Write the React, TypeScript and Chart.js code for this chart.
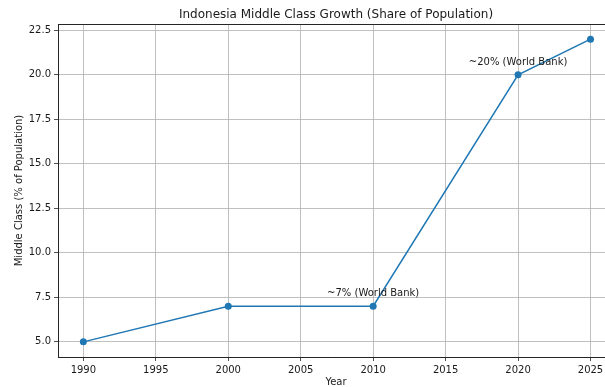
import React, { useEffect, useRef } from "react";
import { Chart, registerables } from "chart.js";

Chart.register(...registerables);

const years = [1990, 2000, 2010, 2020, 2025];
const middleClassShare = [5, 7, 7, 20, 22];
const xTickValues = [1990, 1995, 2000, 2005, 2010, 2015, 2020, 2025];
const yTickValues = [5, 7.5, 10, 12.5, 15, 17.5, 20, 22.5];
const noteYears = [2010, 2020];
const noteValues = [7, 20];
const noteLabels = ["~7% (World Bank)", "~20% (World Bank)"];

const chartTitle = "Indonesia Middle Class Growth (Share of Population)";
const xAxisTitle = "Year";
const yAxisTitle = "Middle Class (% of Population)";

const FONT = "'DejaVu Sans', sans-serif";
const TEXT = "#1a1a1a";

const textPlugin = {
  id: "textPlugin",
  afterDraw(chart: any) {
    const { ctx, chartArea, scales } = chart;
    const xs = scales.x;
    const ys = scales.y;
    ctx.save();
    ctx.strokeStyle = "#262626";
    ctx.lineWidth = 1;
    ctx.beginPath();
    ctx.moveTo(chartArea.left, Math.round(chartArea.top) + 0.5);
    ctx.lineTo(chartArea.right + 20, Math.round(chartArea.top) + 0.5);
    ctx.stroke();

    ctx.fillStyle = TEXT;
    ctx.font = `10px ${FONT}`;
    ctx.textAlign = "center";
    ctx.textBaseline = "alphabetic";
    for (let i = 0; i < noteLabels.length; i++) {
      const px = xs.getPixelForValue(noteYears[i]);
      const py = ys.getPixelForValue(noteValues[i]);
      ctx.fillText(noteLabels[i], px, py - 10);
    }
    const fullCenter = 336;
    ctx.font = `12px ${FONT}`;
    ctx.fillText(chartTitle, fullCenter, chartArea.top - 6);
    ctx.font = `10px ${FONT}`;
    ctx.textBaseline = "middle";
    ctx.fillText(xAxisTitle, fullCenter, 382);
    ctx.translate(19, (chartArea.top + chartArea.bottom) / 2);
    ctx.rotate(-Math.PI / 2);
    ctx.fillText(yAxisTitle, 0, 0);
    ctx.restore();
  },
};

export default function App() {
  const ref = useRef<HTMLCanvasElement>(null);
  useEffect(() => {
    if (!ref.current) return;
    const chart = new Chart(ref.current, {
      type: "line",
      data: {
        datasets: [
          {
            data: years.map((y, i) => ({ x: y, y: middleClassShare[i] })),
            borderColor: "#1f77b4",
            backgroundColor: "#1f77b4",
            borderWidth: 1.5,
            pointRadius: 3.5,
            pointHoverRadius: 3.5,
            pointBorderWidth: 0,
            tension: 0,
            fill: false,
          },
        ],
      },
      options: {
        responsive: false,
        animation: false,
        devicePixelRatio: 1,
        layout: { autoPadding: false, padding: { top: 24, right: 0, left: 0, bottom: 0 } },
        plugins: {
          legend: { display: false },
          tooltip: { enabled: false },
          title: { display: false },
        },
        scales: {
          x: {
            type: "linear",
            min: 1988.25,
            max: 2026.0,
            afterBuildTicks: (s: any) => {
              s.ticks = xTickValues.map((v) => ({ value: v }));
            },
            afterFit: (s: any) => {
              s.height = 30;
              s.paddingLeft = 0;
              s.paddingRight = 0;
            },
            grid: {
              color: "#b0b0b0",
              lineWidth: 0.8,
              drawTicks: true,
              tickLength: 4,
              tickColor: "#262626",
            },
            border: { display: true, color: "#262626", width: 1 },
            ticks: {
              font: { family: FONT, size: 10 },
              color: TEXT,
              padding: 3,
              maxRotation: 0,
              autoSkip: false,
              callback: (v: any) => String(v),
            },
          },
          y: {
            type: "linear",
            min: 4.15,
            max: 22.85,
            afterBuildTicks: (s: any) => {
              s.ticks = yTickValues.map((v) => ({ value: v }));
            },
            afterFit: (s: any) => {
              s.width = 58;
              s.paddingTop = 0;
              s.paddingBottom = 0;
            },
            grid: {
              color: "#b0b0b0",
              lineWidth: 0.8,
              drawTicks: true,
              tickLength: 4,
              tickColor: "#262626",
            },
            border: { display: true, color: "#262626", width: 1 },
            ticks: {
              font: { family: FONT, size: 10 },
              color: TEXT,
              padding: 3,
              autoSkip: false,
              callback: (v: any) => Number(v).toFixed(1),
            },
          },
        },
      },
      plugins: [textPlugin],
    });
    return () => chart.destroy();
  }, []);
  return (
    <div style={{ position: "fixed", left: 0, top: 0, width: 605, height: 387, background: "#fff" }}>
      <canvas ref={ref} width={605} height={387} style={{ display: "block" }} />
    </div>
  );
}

★ ★ ★ ★ ★

[Instructions to follow]:
Pictures stay out. Print the data exactly, from its first line through the line containing "ctx.stroke();".

[Exercise output]:
Write the React, TypeScript and Chart.js code for this chart.
import React, { useEffect, useRef } from "react";
import { Chart, registerables } from "chart.js";

Chart.register(...registerables);

const years = [1990, 2000, 2010, 2020, 2025];
const middleClassShare = [5, 7, 7, 20, 22];
const xTickValues = [1990, 1995, 2000, 2005, 2010, 2015, 2020, 2025];
const yTickValues = [5, 7.5, 10, 12.5, 15, 17.5, 20, 22.5];
const noteYears = [2010, 2020];
const noteValues = [7, 20];
const noteLabels = ["~7% (World Bank)", "~20% (World Bank)"];

const chartTitle = "Indonesia Middle Class Growth (Share of Population)";
const xAxisTitle = "Year";
const yAxisTitle = "Middle Class (% of Population)";

const FONT = "'DejaVu Sans', sans-serif";
const TEXT = "#1a1a1a";

const textPlugin = {
  id: "textPlugin",
  afterDraw(chart: any) {
    const { ctx, chartArea, scales } = chart;
    const xs = scales.x;
    const ys = scales.y;
    ctx.save();
    ctx.strokeStyle = "#262626";
    ctx.lineWidth = 1;
    ctx.beginPath();
    ctx.moveTo(chartArea.left, Math.round(chartArea.top) + 0.5);
    ctx.lineTo(chartArea.right + 20, Math.round(chartArea.top) + 0.5);
    ctx.stroke();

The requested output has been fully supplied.